To pair with the chicken and couscous I looked for a nice light bottle of wine and found a Beaujolais that would go nicely with dinner.  A friend swung by before Sabbath started and brought the two Red Fern bottles over to taste, so the notes are included below as well.

The wine notes follow below:

2007 Abarbanel Beaujolais Villages – Score: B
The nose on this light burgundy/ruby colored wine is filled with strong dirt, mineral, and earth notes, along with strawberry, cherry, tarragon and spice.  The mouth on this light to medium bodied wine is almost sweet with cherry and strawberry.  The mid palate is acidic and bright with slight coffee flavors.  The medium long finish is spicy with slight acidity.  I highly recommend that you drink up as soon as possible and that once you open the bottle it should be drunk without waiting for it to air out.

2005 Red Fern Cabernet Sauvignon – Score: B+
The nose on this dark garnet colored wine is really nice with cranberry, plum, blackberry, sweet oak, and anise.  The mouth of this full bodied wine is mouth coating with soft tannins, plum, cranberry, and cassis.  The wine flows into a mid palate of strong acidity, oak, and coffee.  The finish is long with more acid, wood, black fruit, and dark chocolate.

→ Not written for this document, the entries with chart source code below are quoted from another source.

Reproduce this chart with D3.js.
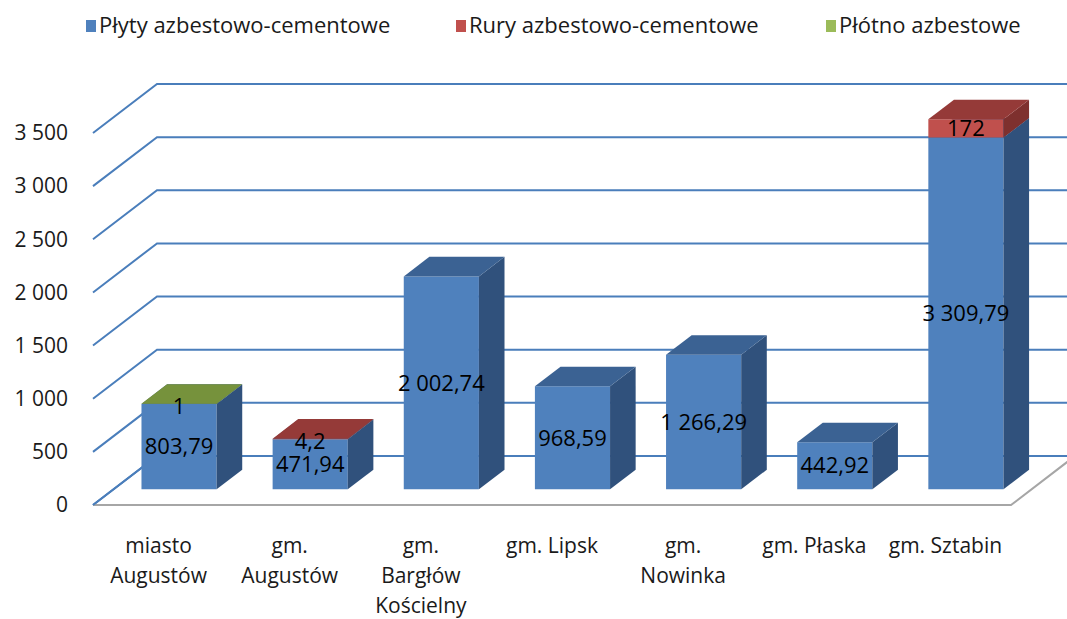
<!DOCTYPE html>
<meta charset="utf-8">
<title>Azbest - gminy</title>
<style>
  body { margin: 0; background: #fff; }
  svg { display: block; font-family: "Open Sans", sans-serif; }
  .grid { stroke: #4a7ebb; stroke-width: 2px; fill: none; }
  .floor { stroke: #a6a6a6; stroke-width: 2px; fill: none; }
  .tick { font-size: 21px; fill: #1a1a1a; }
  .cat { font-size: 21px; fill: #1a1a1a; }
  .lbl { font-size: 22px; fill: #000; }
  .legend text { font-size: 22px; fill: #1a1a1a; }
</style>
<body>
<svg width="1067" height="619"></svg>
<script src="https://d3js.org/d3.v7.min.js"></script>
<script>

// categories (\n = line break in axis label)
var categories = ["miasto\nAugustów", "gm.\nAugustów", "gm.\nBargłów\nKościelny", "gm. Lipsk", "gm.\nNowinka", "gm. Płaska", "gm. Sztabin"];
var seriesNames = ["Płyty azbestowo-cementowe", "Rury azbestowo-cementowe", "Płótno azbestowe"];
var plyty = [803.79, 471.94, 2002.74, 968.59, 1266.29, 442.92, 3309.79];
var rury = [0, 4.2, 0, 0, 0, 0, 172];
var plotno = [1, 0, 0, 0, 0, 0, 0];
var yTicks = [0, 500, 1000, 1500, 2000, 2500, 3000, 3500];

// front / side / top colours per series
var colFront = ["#4f81bd", "#c0504d", "#9bbb59"];
var colSide = ["#30517c", "#7e302e", "#5f7632"];
var colTop = ["#3b6293", "#953a38", "#76923c"];

var svg = d3.select("svg");

var pl = d3.formatLocale({decimal: ",", thousands: " ", grouping: [3], currency: ["", ""]});
var fmtLbl = pl.format(",.2~f");
var fmtTick = pl.format(",d");

// oblique 3D: depth 0 = front edge of floor, 1 = back wall
var DX = 64, DY = 49;

var x = d3.scaleBand()
  .domain(categories)
  .range([93, 1011])
  .paddingInner(0.427)
  .paddingOuter(0.2135);

var y = d3.scaleLinear()
  .domain([0, 3500])
  .range([505, 133]);

// gridlines: diagonal on the left wall then along the back wall
svg.append("g").selectAll("path")
  .data(yTicks)
  .enter().append("path")
  .attr("class", "grid")
  .attr("d", function (v) {
    var y0 = y(v);
    return "M" + x.range()[0] + "," + y0 + "L" + (x.range()[0] + DX) + "," + (y0 - DY) +
      "L" + (x.range()[1] + DX) + "," + (y0 - DY);
  });

// floor front edge and right edge
var yf = y(0);
svg.append("path")
  .attr("class", "floor")
  .attr("d", "M" + x.range()[0] + "," + yf + "L" + x.range()[1] + "," + yf +
    "L" + (x.range()[1] + DX) + "," + (yf - DY));
svg.append("path")
  .attr("class", "grid")
  .attr("d", "M" + x.range()[0] + "," + yf + "L" + (x.range()[0] + DX) + "," + (yf - DY));

// y axis labels
svg.append("g").selectAll("text")
  .data(yTicks)
  .enter().append("text")
  .attr("class", "tick")
  .attr("x", 68)
  .attr("y", function (v) { return y(v); })
  .attr("dy", "0.35em")
  .attr("text-anchor", "end")
  .text(function (v) { return fmtTick(v); });

// stacked data
var stack = d3.stack().keys([0, 1, 2]);
var rows = categories.map(function (c, i) { return {cat: c, 0: plyty[i], 1: rury[i], 2: plotno[i]}; });
var layers = stack(rows);

var f0 = 0.32, f1 = 0.72;
var ox = DX * f0, oy = DY * f0;
var bdx = DX * (f1 - f0), bdy = DY * (f1 - f0);

function poly(pts) { return pts.map(function (p) { return p.join(","); }).join(" "); }

var bars = svg.append("g");
var labels = svg.append("g");

categories.forEach(function (c, i) {
  var xl = x(c) + ox, xr = xl + x.bandwidth();
  layers.forEach(function (layer, k) {
    var d = layer[i];
    if (d[1] - d[0] <= 0) return;
    var yb = y(d[0]) - oy, yt = y(d[1]) - oy;
    var g = bars.append("g");
    g.append("polygon").attr("points", poly([[xl, yb], [xr, yb], [xr, yt], [xl, yt]]))
      .attr("fill", colFront[k]);
    g.append("polygon").attr("points", poly([[xr, yb], [xr, yt], [xr + bdx, yt - bdy], [xr + bdx, yb - bdy]]))
      .attr("fill", colSide[k]);
    g.append("polygon").attr("points", poly([[xl, yt], [xr, yt], [xr + bdx, yt - bdy], [xl + bdx, yt - bdy]]))
      .attr("fill", colTop[k]);
    labels.append("text")
      .attr("class", "lbl")
      .attr("x", (xl + xr) / 2)
      .attr("y", (yb + yt) / 2 + (yb - yt < 5 ? 2 : 0))
      .attr("dy", "0.35em")
      .attr("text-anchor", "middle")
      .text(fmtLbl(d[1] - d[0]));
  });
});

// category labels
var cat = svg.append("g").selectAll("text")
  .data(categories)
  .enter().append("text")
  .attr("class", "cat")
  .attr("text-anchor", "middle")
  .attr("transform", function (c) { return "translate(" + (x(c) + x.bandwidth() / 2) + ",553)"; });
cat.selectAll("tspan")
  .data(function (c) { return c.split("\n"); })
  .enter().append("tspan")
  .attr("x", 0)
  .attr("y", function (t, j) { return j * 30; })
  .text(function (t) { return t; });

// legend
var legX = [86, 456, 826];
var leg = svg.append("g").attr("class", "legend").selectAll("g")
  .data(seriesNames)
  .enter().append("g")
  .attr("transform", function (s, k) { return "translate(" + legX[k] + ",0)"; });
leg.append("rect").attr("x", 0).attr("y", 20).attr("width", 10).attr("height", 12)
  .attr("fill", function (s, k) { return colFront[k]; });
leg.append("text").attr("x", 13).attr("y", 33).text(function (s) { return s; });

</script>
</body>
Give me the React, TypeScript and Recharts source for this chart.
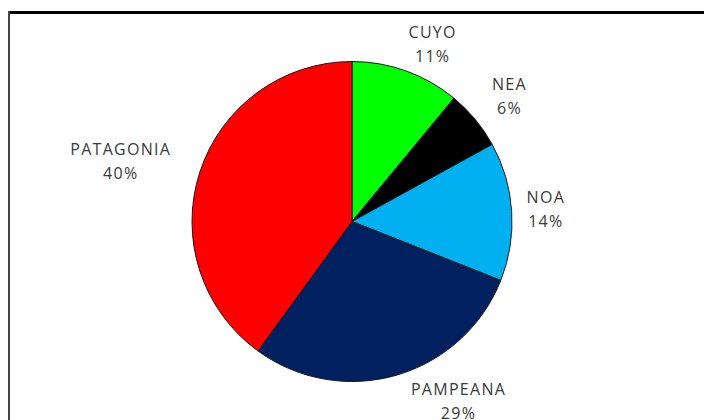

2005 Red Fern Syrah – Score: B – B+
The nose on this dark garnet wine colored wine was the best feature of the wine by far, with strong blackberry, cassis, and cherry, oak, and herbs.  The mouth was way out of whack, which was a real shame — the acid was not commensurate with the wine’s body and structure.  Still, the mouth starts with blackberry and cassis.  The mouth flows into a mid palate of way too much acidity and tannin.  The finish is average long with more acid and hints of leather and chocolate.  I hope this wine settles down to reveal the fruit that lies behind the acid and tannin firewall.  Until then, I would say your money is better spent on other Kosher Syrah options.